1. A year ago, the first baseman was hitting at an MVP-caliber pace before his left wrist was broken by a fastball May 17. Freeman is doing it again this season. He's seeing fewer pitches to hit without the likes of Matt Kemp hitting behind him, but Freeman has been disciplined, taking his walks and being ready to pounce and take advantage whenever pitchers make a mistake to him or are forced to give him something to throw him strikes in certain situations.
2. Freeman entered Saturday night's game at Colorado with a majors-leading .618 on-base percentage that was nearly 100 points higher than the next-best (Washington's Adam Eaton, .520). Freeman's 1.436 OPS led the National League and was second in the majors, and he was tied for seventh in the majors in batting average (.409), tied for fifth in slugging percentage (.818), tied with Eaton for the lead in runs scored (10) and tied for second in RBIs (10).
3. He drew two more walks in Friday's series opener at Colorado to raise his majors-leading total to 12 walks (with only three strikeouts) in seven games, the most walks in the first seven games in franchise history since at least 1908, and the most by any major leaguer through the first seven games since Sammy Sosa had 12 in 2003. Freeman's single-season high walks total was 90 in 2014, and the all-time franchise record is 131 by Bob Elliott in 1948.
4. He reached base multiple times in all of the first seven games before Saturday, tied for the longest such streak to open a season in Atlanta-era Braves history. Jerry Royster did it in the first seven games in 1978. The last Braves player to reach base multiple times in more games to start the season was Hall of Famer Eddie Mathews, who did it in the first 14 games for the Milwaukee Braves in 1963.
5. His career numbers in April are his best overall for any month: .301 average, .385 OBP, .534 slugging percentage and .919 OPS in 158 games (668 plate appearances), with 41 doubles, three triples, 31 homers, 92 RBIs, 75 walks and 141 strikeouts. Those were his highest home runs, batting average, slugging percentage and OPS in any month, despite the 158 games in April being the second-fewest he played in any of the six full months of the season (April-September).

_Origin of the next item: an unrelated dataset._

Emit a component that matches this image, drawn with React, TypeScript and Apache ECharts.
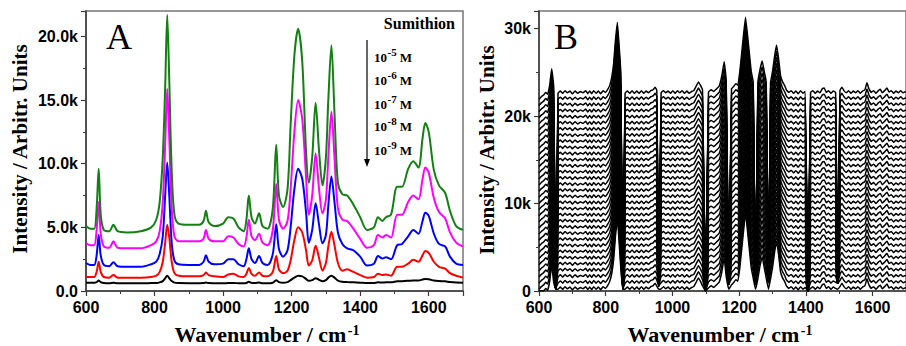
import React, { useEffect, useRef } from 'react';
import * as echarts from 'echarts';

// ---------- Panel A data ----------
const wnA = [600, 612, 624, 631, 637, 643, 652, 668, 680, 692, 720, 760, 790, 805, 815, 824, 831, 837, 843, 850, 858, 870, 900, 930, 943, 950, 958, 975, 1000, 1015, 1030, 1045, 1060, 1068, 1075, 1083, 1093, 1105, 1115, 1130, 1145, 1155, 1163, 1175, 1188, 1197, 1208, 1219, 1231, 1242, 1250, 1260, 1270, 1280, 1290, 1300, 1307, 1316, 1325, 1335, 1348, 1362, 1380, 1400, 1420, 1440, 1452, 1465, 1475, 1490, 1508, 1522, 1540, 1555, 1570, 1582, 1590, 1600, 1615, 1630, 1648, 1662, 1680, 1700];

const conc1e5 = [5100, 4900, 4900, 6500, 9600, 6000, 4800, 4700, 5200, 4700, 4600, 4700, 5000, 5600, 7000, 10500, 16000, 21700, 16500, 9500, 6000, 5300, 5200, 5200, 5500, 6300, 5400, 5100, 5300, 5800, 5700, 5000, 4700, 5600, 7500, 5800, 5300, 6100, 5100, 4900, 6500, 11500, 7500, 6600, 8000, 13000, 18500, 20600, 18000, 11000, 8500, 10500, 14800, 11000, 8300, 10500, 15000, 19300, 14000, 8500, 7600, 7500, 6800, 5800, 4800, 5000, 5800, 5500, 5800, 6000, 8200, 8200, 9600, 10200, 9700, 12000, 13200, 12500, 9500, 8300, 7700, 6300, 5100, 4800];

const conc1e6 = [3750, 3600, 3600, 4800, 7000, 4500, 3500, 3400, 3900, 3400, 3350, 3350, 3600, 3900, 4700, 7000, 11500, 15900, 12000, 6500, 4300, 3900, 3900, 3900, 4100, 4800, 4100, 3900, 3900, 4300, 4200, 3700, 3500, 4200, 5600, 4300, 4000, 4500, 3800, 3600, 4800, 8400, 5600, 4900, 5500, 8000, 12500, 15000, 13500, 9000, 6000, 7500, 10800, 8000, 6100, 7200, 10500, 14100, 10500, 6500, 5600, 5500, 4900, 4100, 3400, 3600, 4400, 4200, 4400, 4200, 6000, 6000, 7000, 7500, 7200, 8800, 9700, 9300, 7300, 6200, 5700, 4600, 3800, 3500];

const conc1e7 = [2200, 2050, 2050, 2800, 4400, 2800, 2050, 1950, 2250, 1950, 1900, 1900, 2100, 2300, 2900, 4300, 7500, 10100, 7500, 3800, 2400, 2100, 2050, 2050, 2300, 2800, 2300, 2100, 2150, 2500, 2500, 2100, 1950, 2500, 3350, 2500, 2200, 2750, 2200, 2050, 2900, 5250, 3300, 2700, 3200, 5000, 8000, 9600, 8800, 6200, 3800, 4800, 6900, 5200, 3750, 4400, 6700, 9000, 7000, 4600, 3700, 3350, 3200, 2700, 2000, 2150, 2750, 2550, 2650, 2500, 3600, 3700, 4300, 4800, 4500, 5500, 6150, 5900, 4500, 3700, 3500, 2700, 2150, 2050];

const conc1e8 = [1100, 1100, 1100, 1500, 2300, 1500, 1100, 1050, 1250, 1050, 1050, 1050, 1100, 1200, 1500, 2300, 3800, 5200, 4200, 2300, 1400, 1200, 1150, 1150, 1250, 1450, 1250, 1150, 1100, 1300, 1350, 1150, 1100, 1350, 1800, 1350, 1200, 1450, 1200, 1150, 1500, 2750, 1700, 1400, 1600, 2400, 4000, 5000, 4600, 3200, 2000, 2400, 3550, 2600, 1600, 2200, 3500, 4650, 3600, 2200, 1600, 1700, 1500, 1250, 1050, 1100, 1350, 1250, 1300, 1200, 1900, 1900, 2150, 2450, 2300, 2800, 3150, 3000, 2300, 1900, 1750, 1400, 1200, 1050];

const conc1e9 = [650, 650, 650, 700, 820, 700, 620, 600, 650, 600, 600, 600, 620, 630, 680, 780, 1000, 1200, 1000, 780, 660, 620, 610, 610, 620, 660, 620, 610, 600, 620, 630, 610, 600, 630, 720, 640, 620, 660, 610, 600, 650, 850, 700, 640, 700, 850, 1050, 1200, 1150, 950, 800, 850, 1000, 880, 760, 850, 1050, 1200, 1050, 820, 720, 700, 680, 650, 620, 630, 680, 660, 680, 680, 760, 770, 800, 830, 830, 900, 950, 930, 820, 780, 760, 700, 660, 650];

const concExponents = ['-5', '-6', '-7', '-8', '-9'];

// ---------- Panel B data ----------
const bWave = [
  600, 607, 614, 620, 626, 632, 638, 644, 657, 664,
  671, 678, 685, 693, 700, 708, 716, 724, 732, 740,
  746, 752, 758, 764, 771, 778, 785, 792, 799, 806,
  812, 818, 824, 829, 835, 840, 845, 858, 865, 872,
  879, 886, 893, 900, 907, 914, 921, 928, 935, 942,
  948, 953, 966, 973, 980, 987, 994, 1001, 1008, 1015,
  1022, 1029, 1036, 1043, 1050, 1057, 1064, 1071, 1078, 1084,
  1090, 1108, 1116, 1124, 1132, 1140, 1148, 1155, 1161, 1177,
  1184, 1190, 1196, 1202, 1210, 1219, 1228, 1236, 1242, 1256,
  1263, 1269, 1275, 1281, 1294, 1300, 1306, 1312, 1318, 1324,
  1330, 1336, 1342, 1349, 1356, 1363, 1370, 1377, 1384, 1391,
  1398, 1414, 1421, 1428, 1435, 1442, 1449, 1455, 1461, 1468,
  1475, 1482, 1489, 1502, 1508, 1514, 1521, 1528, 1535, 1542,
  1549, 1556, 1563, 1570, 1577, 1583, 1589, 1596, 1603, 1610,
  1617, 1623, 1629, 1636, 1643, 1649, 1656, 1663, 1670, 1677,
  1684, 1691, 1700,
];
const bRel = [
  -700, -400, -200, 100, -100, 900, 2800, 800, 0, 250,
  0, 300, 50, 250, -50, 250, 0, 200, 50, 300,
  -50, 250, -50, 300, 0, 250, -50, 300, 100, 450,
  900, 1800, 3500, 6000, 8100, 5500, 2500, 0, 250, 0,
  300, 0, 250, 0, 300, 0, 250, 50, 300, 400,
  700, 350, 50, 300, 50, 250, 0, 300, 0, 300,
  50, 300, 0, 250, 0, 200, 300, 800, 1300, 900,
  400, 150, 400, 200, 500, 800, 2000, 3600, 1500, 500,
  800, 1100, 900, 2500, 5500, 8700, 5500, 2500, 1300, 1200,
  2800, 3700, 2500, 1300, 1200, 2500, 4200, 5500, 4000, 2000,
  1300, 900, 350, 100, 300, 0, 250, -50, 300, 0,
  200, 100, 300, 0, 250, 50, 500, 600, 100, 300,
  0, 250, 100, 300, 700, 300, 50, 300, 0, 250,
  50, 300, 0, 250, 400, 1200, 500, 100, 300, 0,
  300, 450, 50, 300, 600, 150, 300, 0, 250, 50,
  300, 50, 200,
];
const bDipWave = [650, 851, 959, 1099, 1169, 1249, 1288, 1406, 1495];
const bDipFloor = [300, 200, 600, 0, 800, 800, 1100, 0, 900];
const bOffsets = [200, 900, 1600, 2300, 3000, 3700, 4400, 5100, 5800, 6500, 7200, 7900, 8600, 9300, 10000, 10700, 11400, 12100, 12800, 13500, 14200, 14900, 15600, 16300, 17000, 17700, 18400, 19100, 19800, 20500, 21200, 21900, 22600];

const SANS = '"Liberation Sans", Arial, sans-serif';
const SERIF = '"Liberation Serif", "Times New Roman", serif';

function buildTrace(off: number): number[][] {
  const pts: number[][] = [];
  bWave.forEach((x, i) => pts.push([x, Math.max(0, off + bRel[i])]));
  bDipWave.forEach((x, j) => pts.push([x, Math.min(bDipFloor[j], off)]));
  pts.sort((a, b) => a[0] - b[0]);
  return pts;
}

function measure(text: string, font: string): number {
  const c = document.createElement('canvas').getContext('2d');
  if (!c) return text.length * 10;
  c.font = font;
  return c.measureText(text).width;
}

export default function App() {
  const ref = useRef<HTMLDivElement>(null);
  useEffect(() => {
    const chart = echarts.init(ref.current!, null, { renderer: 'svg' });
    const axisCol = '#3a3a3a';
    const xAxisBase = (gi: number) => ({
      gridIndex: gi,
      type: 'value',
      min: 600,
      max: 1700,
      interval: 200,
      axisLine: { show: true, onZero: false, lineStyle: { color: axisCol, width: 1.5 } },
      axisTick: { show: true, length: 5, lineStyle: { color: axisCol, width: 1.2 } },
      minorTick: { show: true, splitNumber: 2, length: 3, lineStyle: { color: axisCol, width: 1 } },
      splitLine: { show: false },
      axisLabel: {
        showMaxLabel: false,
        margin: 8,
        color: '#000',
        fontFamily: SANS,
        fontWeight: 'bold',
        fontSize: 16,
        formatter: (v: number) => String(v),
      },
    });
    const aSeries = [
      { d: conc1e9, c: '#000000' },
      { d: conc1e8, c: '#ff0000' },
      { d: conc1e7, c: '#0000ff' },
      { d: conc1e6, c: '#ff00ff' },
      { d: conc1e5, c: '#138013' },
    ].map((s) => ({
      type: 'line',
      xAxisIndex: 0,
      yAxisIndex: 0,
      data: wnA.map((x, i) => [x, s.d[i]]),
      showSymbol: false,
      symbol: 'none',
      smooth: 0.3,
      lineStyle: { color: s.c, width: 2 },
      silent: true,
    }));
    const bSeries = bOffsets.map((off) => ({
      type: 'line',
      xAxisIndex: 1,
      yAxisIndex: 1,
      data: buildTrace(off),
      symbol: 'none',
      smooth: 0.1,
      lineStyle: { color: '#000', width: 1.5 },
      silent: true,
    }));

    // legend rows
    const mainFont = `bold 13px ${SERIF}`;
    const supFont = `bold 11px ${SERIF}`;
    const w10 = measure('10', mainFont);
    const concTexts: any[] = [];
    const rowBase = [64, 87, 111, 133, 157];
    concExponents.forEach((e, i) => {
      const b = rowBase[i];
      const xs = 374 + w10 + 0.5;
      const ws = measure(e, supFont);
      concTexts.push({ type: 'text', x: 374, y: b, style: { text: '10', font: mainFont, fill: '#000', textAlign: 'left', textVerticalAlign: 'bottom' } });
      concTexts.push({ type: 'text', x: xs, y: b - 7, style: { text: e, font: supFont, fill: '#000', textAlign: 'left', textVerticalAlign: 'bottom' } });
      concTexts.push({ type: 'text', x: xs + ws + 3, y: b, style: { text: 'M', font: mainFont, fill: '#000', textAlign: 'left', textVerticalAlign: 'bottom' } });
    });

    // x titles with superscript
    const titleFont = `bold 22px ${SERIF}`;
    const titleSupFont = `bold 14px ${SERIF}`;
    const wTitle = measure('Wavenumber / cm', titleFont);
    const wSup = measure('-1', titleSupFont);
    const xTitle = (center: number) => {
      const start = center - (wTitle + wSup + 1) / 2;
      return [
        { type: 'text', x: start, y: 334.5, style: { text: 'Wavenumber / cm', font: titleFont, fill: '#000', textAlign: 'left', textVerticalAlign: 'middle' } },
        { type: 'text', x: start + wTitle + 1, y: 330, style: { text: '-1', font: titleSupFont, fill: '#000', textAlign: 'left', textVerticalAlign: 'middle' } },
      ];
    };

    const option: any = {
      animation: false,
      backgroundColor: '#ffffff',
      grid: [
        { left: 86, top: 11, width: 377, height: 280, show: true, borderColor: '#777', borderWidth: 1.5, backgroundColor: 'transparent' },
        { left: 539, top: 11, width: 378, height: 280, show: true, borderColor: '#777', borderWidth: 1.5, backgroundColor: 'transparent' },
      ],
      xAxis: [xAxisBase(0), xAxisBase(1)],
      yAxis: [
        {
          gridIndex: 0,
          type: 'value',
          min: 0,
          max: 22000,
          interval: 5000,
          axisLine: { show: true, onZero: false, lineStyle: { color: axisCol, width: 1.5 } },
          axisTick: { show: true, length: 5, lineStyle: { color: axisCol, width: 1.2 } },
          minorTick: { show: true, splitNumber: 2, length: 3, lineStyle: { color: axisCol, width: 1 } },
          splitLine: { show: false },
          axisLabel: {
            showMaxLabel: false,
            margin: 8,
            color: '#000',
            fontFamily: SANS,
            fontWeight: 'bold',
            fontSize: 16,
            formatter: (v: number) => (v === 0 ? '0.0' : (v / 1000).toFixed(1) + 'k'),
          },
        },
        {
          gridIndex: 1,
          type: 'value',
          min: 0,
          max: 32000,
          interval: 10000,
          axisLine: { show: true, onZero: false, lineStyle: { color: axisCol, width: 1.5 } },
          axisTick: { show: true, length: 5, lineStyle: { color: axisCol, width: 1.2 } },
          minorTick: { show: true, splitNumber: 2, length: 3, lineStyle: { color: axisCol, width: 1 } },
          splitLine: { show: false },
          axisLabel: {
            showMaxLabel: false,
            margin: 8,
            color: '#000',
            fontFamily: SANS,
            fontWeight: 'bold',
            fontSize: 16,
            formatter: (v: number) => (v === 0 ? '0' : v / 1000 + 'k'),
          },
        },
      ],
      series: [...aSeries, ...bSeries],
      graphic: [
        { type: 'text', x: 106, y: 55, style: { text: 'A', font: `36px ${SERIF}`, fill: '#000', textAlign: 'left', textVerticalAlign: 'bottom' } },
        { type: 'text', x: 554, y: 55, style: { text: 'B', font: `36px ${SERIF}`, fill: '#000', textAlign: 'left', textVerticalAlign: 'bottom' } },
        { type: 'text', x: 455, y: 31, style: { text: 'Sumithion', font: `bold 16px ${SERIF}`, fill: '#000', textAlign: 'right', textVerticalAlign: 'bottom' } },
        ...concTexts,
        { type: 'line', shape: { x1: 367, y1: 40, x2: 367, y2: 161 }, style: { stroke: '#000', lineWidth: 1.2 } },
        { type: 'polygon', shape: { points: [[364, 159], [370, 159], [367, 167]] }, style: { fill: '#000' } },
        ...xTitle(267),
        ...xTitle(720),
        { type: 'text', x: 20, y: 149, rotation: Math.PI / 2, style: { text: 'Intensity / Arbitr. Units', font: `bold 21px ${SERIF}`, fill: '#000', textAlign: 'center', textVerticalAlign: 'middle' } },
        { type: 'text', x: 487, y: 150, rotation: Math.PI / 2, style: { text: 'Intensity / Arbitr. Units', font: `bold 21px ${SERIF}`, fill: '#000', textAlign: 'center', textVerticalAlign: 'middle' } },
      ],
    };
    chart.setOption(option);
    return () => chart.dispose();
  }, []);
  return <div ref={ref} style={{ position: 'absolute', left: 0, top: 0, width: 906, height: 346 }} />;
}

Bonus:The Braves led the majors with a .443 average with runners in scoring position before Saturday, and Freeman individually was a majors-best 7-for-8 in those situations with two home runs, 10 RBIs, two walks (both intentional) and no strikeouts. Among players with at least three at-bats with RISP, Freeman led the majors in average, OBP (.900) and slugging percentage (1.750).